AIM – Among the entries below, copy only the span from the line containing "Write a web" through the line containing "var answerColors = ['#2148c9', '#3584e0'];". Do so exactly, and skip the pictures.

____________

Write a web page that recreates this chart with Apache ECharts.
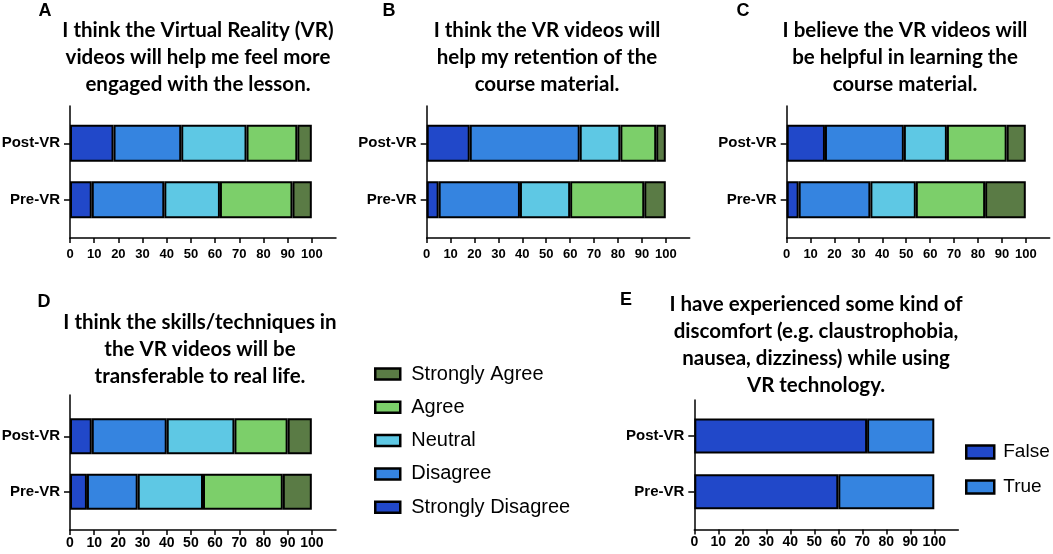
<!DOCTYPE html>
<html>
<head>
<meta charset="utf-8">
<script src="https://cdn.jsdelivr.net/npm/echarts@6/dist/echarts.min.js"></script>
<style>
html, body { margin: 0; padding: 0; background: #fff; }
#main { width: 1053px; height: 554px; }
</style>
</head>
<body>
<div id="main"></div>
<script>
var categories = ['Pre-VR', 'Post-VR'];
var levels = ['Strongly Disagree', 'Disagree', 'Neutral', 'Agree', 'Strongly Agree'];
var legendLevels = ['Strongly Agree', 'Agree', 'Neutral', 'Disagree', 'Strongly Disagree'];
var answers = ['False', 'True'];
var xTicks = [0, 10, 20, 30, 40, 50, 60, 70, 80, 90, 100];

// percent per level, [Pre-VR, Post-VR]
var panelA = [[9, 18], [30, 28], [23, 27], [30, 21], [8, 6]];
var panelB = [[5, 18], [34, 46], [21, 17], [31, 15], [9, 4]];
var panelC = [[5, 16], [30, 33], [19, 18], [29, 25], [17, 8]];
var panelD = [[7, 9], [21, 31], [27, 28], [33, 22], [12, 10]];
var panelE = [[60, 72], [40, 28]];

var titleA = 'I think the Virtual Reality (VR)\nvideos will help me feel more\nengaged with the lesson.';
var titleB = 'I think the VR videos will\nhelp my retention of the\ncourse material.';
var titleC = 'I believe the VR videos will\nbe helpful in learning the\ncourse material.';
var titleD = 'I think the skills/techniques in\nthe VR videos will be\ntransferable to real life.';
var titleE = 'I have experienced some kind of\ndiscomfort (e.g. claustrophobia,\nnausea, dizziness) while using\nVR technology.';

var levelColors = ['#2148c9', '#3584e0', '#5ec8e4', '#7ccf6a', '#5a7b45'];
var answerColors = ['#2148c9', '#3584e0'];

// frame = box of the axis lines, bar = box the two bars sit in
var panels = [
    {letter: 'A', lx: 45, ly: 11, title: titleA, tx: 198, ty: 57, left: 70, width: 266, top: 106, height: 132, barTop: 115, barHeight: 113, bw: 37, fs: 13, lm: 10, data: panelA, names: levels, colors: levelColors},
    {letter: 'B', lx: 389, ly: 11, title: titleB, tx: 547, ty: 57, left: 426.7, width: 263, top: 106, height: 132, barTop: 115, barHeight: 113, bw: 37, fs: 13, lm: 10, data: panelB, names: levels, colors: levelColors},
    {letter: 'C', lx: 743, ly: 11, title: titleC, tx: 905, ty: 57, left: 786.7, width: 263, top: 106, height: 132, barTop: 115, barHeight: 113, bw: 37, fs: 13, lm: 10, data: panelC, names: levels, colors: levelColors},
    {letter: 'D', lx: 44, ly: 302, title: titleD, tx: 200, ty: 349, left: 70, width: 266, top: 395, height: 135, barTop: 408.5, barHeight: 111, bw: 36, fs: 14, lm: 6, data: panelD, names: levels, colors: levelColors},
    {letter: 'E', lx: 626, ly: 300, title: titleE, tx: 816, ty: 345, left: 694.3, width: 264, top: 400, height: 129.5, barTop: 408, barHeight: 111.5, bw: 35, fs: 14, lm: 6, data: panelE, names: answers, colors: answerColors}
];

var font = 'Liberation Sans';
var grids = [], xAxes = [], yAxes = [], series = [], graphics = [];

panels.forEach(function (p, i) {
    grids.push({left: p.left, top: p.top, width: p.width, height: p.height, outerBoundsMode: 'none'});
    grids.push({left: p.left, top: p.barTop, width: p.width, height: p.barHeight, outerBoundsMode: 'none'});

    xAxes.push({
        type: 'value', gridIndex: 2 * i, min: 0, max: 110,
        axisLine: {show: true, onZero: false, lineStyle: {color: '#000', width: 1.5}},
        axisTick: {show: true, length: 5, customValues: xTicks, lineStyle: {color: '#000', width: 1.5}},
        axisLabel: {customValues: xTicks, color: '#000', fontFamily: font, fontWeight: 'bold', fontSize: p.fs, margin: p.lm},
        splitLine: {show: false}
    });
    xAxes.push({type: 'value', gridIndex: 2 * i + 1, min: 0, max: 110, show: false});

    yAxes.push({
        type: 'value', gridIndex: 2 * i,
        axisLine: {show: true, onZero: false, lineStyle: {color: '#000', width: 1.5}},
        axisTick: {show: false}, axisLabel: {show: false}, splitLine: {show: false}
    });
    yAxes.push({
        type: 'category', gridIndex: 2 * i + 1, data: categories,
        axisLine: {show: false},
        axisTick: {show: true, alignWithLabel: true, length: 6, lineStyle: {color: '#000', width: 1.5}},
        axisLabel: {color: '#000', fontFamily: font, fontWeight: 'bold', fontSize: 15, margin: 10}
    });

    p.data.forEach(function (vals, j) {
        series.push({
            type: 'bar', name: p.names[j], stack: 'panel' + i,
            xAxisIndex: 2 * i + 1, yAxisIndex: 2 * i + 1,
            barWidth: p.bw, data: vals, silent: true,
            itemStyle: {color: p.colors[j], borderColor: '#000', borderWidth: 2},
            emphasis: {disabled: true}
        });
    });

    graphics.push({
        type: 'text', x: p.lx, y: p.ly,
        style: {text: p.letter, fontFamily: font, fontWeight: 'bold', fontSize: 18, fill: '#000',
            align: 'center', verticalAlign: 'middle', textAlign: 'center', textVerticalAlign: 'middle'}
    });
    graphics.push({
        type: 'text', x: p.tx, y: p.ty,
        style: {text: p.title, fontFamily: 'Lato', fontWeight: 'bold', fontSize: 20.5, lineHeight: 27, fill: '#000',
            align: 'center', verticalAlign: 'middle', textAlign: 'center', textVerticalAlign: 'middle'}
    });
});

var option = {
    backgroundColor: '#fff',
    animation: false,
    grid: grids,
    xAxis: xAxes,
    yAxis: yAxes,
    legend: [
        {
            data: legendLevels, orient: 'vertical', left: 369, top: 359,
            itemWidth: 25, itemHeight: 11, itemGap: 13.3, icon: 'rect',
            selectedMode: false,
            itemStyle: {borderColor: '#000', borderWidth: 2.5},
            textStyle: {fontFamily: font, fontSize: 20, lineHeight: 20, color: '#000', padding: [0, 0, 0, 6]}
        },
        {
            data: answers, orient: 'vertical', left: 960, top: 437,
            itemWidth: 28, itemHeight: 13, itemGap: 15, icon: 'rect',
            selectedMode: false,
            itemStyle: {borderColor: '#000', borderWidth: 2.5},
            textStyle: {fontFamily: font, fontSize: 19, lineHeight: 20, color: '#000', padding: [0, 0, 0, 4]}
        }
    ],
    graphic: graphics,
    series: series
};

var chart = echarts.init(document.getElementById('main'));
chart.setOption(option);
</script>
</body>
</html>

____________

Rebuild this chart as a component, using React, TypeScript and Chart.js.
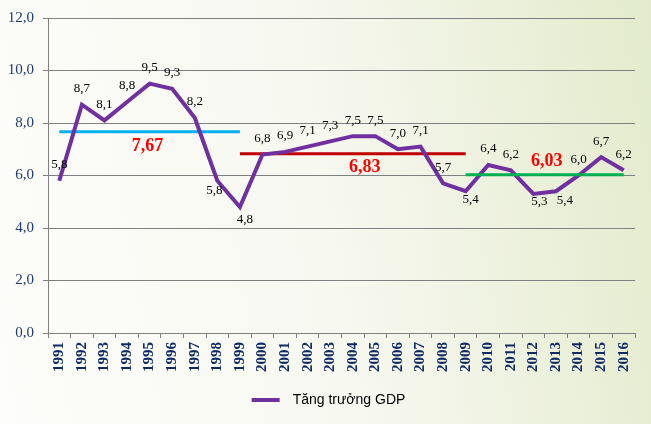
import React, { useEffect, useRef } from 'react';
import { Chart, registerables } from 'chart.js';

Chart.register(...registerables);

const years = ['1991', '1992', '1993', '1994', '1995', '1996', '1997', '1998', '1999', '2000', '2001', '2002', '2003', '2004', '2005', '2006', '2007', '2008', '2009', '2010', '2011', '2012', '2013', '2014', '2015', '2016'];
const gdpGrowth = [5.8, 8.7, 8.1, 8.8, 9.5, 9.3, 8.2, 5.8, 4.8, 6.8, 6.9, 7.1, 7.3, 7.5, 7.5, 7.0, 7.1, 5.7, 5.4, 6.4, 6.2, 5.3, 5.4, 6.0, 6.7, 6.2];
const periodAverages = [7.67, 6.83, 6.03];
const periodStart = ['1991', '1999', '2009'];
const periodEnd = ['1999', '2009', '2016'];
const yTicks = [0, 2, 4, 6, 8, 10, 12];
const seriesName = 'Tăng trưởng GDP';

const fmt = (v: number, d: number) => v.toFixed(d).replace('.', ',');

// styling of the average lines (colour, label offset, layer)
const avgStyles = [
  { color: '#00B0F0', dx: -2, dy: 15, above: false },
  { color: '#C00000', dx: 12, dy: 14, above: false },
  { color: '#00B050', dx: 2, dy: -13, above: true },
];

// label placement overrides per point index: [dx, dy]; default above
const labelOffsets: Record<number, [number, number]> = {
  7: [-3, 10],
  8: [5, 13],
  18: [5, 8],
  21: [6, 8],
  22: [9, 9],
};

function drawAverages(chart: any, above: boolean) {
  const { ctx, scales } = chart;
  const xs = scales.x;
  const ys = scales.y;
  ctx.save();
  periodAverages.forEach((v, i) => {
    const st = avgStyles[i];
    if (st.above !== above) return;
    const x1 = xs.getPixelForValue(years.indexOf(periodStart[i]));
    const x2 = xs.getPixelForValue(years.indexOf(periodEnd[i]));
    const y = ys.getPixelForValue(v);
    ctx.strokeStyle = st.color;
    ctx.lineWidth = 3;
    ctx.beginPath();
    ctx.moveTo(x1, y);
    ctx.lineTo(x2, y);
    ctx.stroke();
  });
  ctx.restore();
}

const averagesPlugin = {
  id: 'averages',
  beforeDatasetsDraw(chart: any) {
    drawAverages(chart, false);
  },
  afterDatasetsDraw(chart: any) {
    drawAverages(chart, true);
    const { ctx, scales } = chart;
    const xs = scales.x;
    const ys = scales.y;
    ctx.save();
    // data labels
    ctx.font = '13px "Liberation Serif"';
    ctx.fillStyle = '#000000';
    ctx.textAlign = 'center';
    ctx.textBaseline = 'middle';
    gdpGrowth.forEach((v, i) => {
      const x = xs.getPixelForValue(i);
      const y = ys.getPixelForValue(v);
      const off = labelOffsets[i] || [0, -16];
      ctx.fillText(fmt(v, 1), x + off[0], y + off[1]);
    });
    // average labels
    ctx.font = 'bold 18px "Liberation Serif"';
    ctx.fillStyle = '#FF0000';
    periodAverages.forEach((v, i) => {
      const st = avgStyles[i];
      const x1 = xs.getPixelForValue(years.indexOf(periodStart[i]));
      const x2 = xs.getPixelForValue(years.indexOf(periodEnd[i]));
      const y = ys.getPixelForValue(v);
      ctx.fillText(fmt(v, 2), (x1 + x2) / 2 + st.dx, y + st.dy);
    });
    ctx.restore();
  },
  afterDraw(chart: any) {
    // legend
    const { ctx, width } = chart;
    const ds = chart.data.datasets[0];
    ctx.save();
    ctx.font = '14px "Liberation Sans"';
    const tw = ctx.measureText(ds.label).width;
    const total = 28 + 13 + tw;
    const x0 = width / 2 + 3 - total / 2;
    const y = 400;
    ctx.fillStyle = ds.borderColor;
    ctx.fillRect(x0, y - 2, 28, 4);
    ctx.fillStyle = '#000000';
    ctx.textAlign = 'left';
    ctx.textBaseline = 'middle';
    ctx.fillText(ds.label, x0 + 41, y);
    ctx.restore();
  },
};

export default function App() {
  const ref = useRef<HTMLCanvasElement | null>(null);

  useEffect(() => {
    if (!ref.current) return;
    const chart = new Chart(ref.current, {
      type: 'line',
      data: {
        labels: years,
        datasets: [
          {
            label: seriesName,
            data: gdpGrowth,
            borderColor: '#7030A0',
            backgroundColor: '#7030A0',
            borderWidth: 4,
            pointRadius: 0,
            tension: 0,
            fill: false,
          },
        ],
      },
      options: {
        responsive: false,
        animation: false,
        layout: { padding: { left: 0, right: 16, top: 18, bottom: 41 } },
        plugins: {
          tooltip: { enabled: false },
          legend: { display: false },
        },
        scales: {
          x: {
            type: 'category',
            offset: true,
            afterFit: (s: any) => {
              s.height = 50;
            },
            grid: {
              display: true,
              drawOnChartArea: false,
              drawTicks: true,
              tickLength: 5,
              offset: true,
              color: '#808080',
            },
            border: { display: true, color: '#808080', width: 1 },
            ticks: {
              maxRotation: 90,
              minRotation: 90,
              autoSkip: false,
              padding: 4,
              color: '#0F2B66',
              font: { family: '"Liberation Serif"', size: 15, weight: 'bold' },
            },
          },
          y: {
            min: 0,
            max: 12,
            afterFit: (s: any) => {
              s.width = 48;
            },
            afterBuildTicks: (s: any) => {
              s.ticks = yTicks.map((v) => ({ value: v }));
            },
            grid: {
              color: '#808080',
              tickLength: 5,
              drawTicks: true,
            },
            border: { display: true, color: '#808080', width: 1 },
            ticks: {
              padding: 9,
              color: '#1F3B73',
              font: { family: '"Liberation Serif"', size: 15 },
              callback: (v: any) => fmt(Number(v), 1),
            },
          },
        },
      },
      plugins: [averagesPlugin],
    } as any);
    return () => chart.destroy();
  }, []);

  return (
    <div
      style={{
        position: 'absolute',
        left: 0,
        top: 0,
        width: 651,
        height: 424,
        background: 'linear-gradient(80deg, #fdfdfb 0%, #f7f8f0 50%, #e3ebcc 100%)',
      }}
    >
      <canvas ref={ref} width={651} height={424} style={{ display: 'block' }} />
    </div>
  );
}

____________

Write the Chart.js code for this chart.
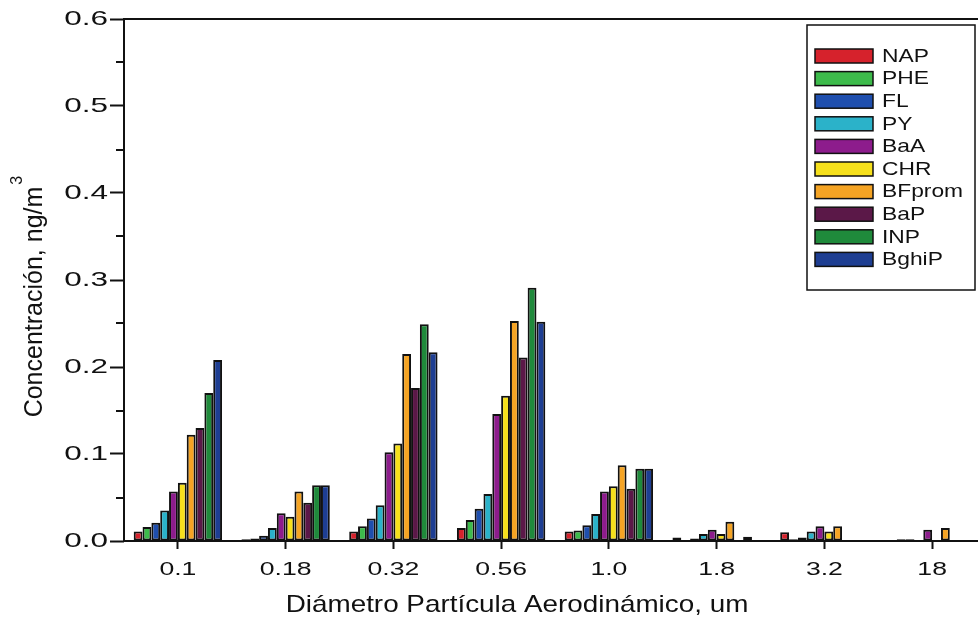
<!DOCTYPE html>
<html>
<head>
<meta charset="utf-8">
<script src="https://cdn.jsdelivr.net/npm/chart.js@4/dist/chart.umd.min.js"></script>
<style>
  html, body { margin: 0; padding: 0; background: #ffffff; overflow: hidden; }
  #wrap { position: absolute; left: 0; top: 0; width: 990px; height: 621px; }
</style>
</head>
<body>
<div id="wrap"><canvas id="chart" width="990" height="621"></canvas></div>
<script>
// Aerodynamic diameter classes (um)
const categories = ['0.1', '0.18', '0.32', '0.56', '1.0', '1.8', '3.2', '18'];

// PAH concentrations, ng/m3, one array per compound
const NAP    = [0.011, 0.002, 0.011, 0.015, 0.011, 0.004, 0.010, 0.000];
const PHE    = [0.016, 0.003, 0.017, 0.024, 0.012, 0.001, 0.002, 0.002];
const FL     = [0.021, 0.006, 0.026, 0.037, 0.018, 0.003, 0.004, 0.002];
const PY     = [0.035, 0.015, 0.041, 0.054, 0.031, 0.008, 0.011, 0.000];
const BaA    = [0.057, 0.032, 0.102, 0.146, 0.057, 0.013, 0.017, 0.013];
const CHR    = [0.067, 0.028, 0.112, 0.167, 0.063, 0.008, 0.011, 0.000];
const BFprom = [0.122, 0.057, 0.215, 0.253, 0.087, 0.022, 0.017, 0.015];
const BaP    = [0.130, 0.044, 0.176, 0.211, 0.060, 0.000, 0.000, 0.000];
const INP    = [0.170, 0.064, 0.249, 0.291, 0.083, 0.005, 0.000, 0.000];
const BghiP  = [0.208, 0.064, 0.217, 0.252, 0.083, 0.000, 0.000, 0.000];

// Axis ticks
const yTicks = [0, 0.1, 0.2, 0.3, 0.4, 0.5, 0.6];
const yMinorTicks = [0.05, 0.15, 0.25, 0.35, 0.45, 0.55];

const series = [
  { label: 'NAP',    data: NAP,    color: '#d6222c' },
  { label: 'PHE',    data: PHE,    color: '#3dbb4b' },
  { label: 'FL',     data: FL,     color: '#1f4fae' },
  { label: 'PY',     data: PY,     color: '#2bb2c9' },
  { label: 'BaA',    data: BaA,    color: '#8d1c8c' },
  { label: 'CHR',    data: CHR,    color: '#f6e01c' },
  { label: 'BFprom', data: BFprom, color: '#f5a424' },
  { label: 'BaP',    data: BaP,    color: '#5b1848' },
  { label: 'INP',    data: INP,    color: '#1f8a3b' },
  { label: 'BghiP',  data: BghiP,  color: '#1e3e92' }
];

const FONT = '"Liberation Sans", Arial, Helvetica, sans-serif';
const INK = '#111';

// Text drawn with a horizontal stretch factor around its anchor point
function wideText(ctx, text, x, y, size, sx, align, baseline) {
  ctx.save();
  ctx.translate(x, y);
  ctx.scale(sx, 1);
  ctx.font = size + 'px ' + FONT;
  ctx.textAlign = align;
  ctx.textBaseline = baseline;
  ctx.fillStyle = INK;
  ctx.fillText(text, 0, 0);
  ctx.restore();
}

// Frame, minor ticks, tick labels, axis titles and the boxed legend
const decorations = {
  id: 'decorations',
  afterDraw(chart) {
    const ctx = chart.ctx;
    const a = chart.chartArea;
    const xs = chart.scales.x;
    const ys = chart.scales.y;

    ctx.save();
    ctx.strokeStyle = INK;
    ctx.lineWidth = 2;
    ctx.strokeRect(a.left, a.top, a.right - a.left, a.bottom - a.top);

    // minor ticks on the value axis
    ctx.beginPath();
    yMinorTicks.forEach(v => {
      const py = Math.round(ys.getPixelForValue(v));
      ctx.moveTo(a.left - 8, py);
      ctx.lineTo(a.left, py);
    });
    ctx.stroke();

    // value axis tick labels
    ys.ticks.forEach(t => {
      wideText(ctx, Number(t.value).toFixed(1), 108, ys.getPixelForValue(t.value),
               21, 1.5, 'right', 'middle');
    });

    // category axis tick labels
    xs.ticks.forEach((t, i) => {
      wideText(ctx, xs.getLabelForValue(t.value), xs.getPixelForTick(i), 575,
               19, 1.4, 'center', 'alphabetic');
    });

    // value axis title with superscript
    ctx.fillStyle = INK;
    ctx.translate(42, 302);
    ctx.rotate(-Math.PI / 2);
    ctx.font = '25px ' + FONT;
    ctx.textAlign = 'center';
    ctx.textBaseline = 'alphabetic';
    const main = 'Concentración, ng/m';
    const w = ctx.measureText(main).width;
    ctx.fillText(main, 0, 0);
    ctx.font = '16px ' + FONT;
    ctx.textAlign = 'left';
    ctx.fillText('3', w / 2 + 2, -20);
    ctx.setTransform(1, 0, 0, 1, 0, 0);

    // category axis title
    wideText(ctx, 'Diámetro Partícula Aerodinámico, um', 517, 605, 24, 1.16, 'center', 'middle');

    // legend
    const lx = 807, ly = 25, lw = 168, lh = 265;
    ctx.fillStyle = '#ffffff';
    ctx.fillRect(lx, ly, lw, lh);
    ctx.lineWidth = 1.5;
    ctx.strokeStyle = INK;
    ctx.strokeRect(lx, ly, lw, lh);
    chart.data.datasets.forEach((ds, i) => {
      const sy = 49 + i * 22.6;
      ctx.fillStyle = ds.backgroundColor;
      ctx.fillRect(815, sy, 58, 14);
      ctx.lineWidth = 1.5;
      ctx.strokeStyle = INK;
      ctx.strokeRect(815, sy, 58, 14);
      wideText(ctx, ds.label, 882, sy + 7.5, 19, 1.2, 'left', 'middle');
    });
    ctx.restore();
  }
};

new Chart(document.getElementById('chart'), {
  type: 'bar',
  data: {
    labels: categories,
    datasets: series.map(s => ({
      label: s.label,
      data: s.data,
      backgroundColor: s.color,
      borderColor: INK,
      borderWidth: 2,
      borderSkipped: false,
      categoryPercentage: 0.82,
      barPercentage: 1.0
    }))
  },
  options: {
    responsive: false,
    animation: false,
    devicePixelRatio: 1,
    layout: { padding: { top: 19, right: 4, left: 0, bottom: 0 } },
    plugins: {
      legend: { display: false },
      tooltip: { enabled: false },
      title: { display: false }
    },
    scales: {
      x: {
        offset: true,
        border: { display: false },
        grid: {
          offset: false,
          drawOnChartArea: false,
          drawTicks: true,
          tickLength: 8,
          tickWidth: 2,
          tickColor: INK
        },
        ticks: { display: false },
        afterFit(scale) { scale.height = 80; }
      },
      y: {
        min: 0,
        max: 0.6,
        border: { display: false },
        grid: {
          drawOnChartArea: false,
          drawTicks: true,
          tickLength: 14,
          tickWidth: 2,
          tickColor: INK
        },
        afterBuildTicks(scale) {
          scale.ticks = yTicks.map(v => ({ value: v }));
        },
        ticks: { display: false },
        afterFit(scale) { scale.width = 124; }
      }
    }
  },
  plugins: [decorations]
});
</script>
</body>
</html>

____________

ANSWER –
Write a web page that recreates this chart with Apache ECharts.
<!DOCTYPE html>
<html>
<head>
<meta charset="utf-8">
<script src="https://cdn.jsdelivr.net/npm/echarts@6/dist/echarts.min.js"></script>
<style>
html, body { margin: 0; padding: 0; background: #fff; }
#main { width: 1053px; height: 554px; }
</style>
</head>
<body>
<div id="main"></div>
<script>
var categories = ['Pre-VR', 'Post-VR'];
var levels = ['Strongly Disagree', 'Disagree', 'Neutral', 'Agree', 'Strongly Agree'];
var legendLevels = ['Strongly Agree', 'Agree', 'Neutral', 'Disagree', 'Strongly Disagree'];
var answers = ['False', 'True'];
var xTicks = [0, 10, 20, 30, 40, 50, 60, 70, 80, 90, 100];

// percent per level, [Pre-VR, Post-VR]
var panelA = [[9, 18], [30, 28], [23, 27], [30, 21], [8, 6]];
var panelB = [[5, 18], [34, 46], [21, 17], [31, 15], [9, 4]];
var panelC = [[5, 16], [30, 33], [19, 18], [29, 25], [17, 8]];
var panelD = [[7, 9], [21, 31], [27, 28], [33, 22], [12, 10]];
var panelE = [[60, 72], [40, 28]];

var titleA = 'I think the Virtual Reality (VR)\nvideos will help me feel more\nengaged with the lesson.';
var titleB = 'I think the VR videos will\nhelp my retention of the\ncourse material.';
var titleC = 'I believe the VR videos will\nbe helpful in learning the\ncourse material.';
var titleD = 'I think the skills/techniques in\nthe VR videos will be\ntransferable to real life.';
var titleE = 'I have experienced some kind of\ndiscomfort (e.g. claustrophobia,\nnausea, dizziness) while using\nVR technology.';

var levelColors = ['#2148c9', '#3584e0', '#5ec8e4', '#7ccf6a', '#5a7b45'];
var answerColors = ['#2148c9', '#3584e0'];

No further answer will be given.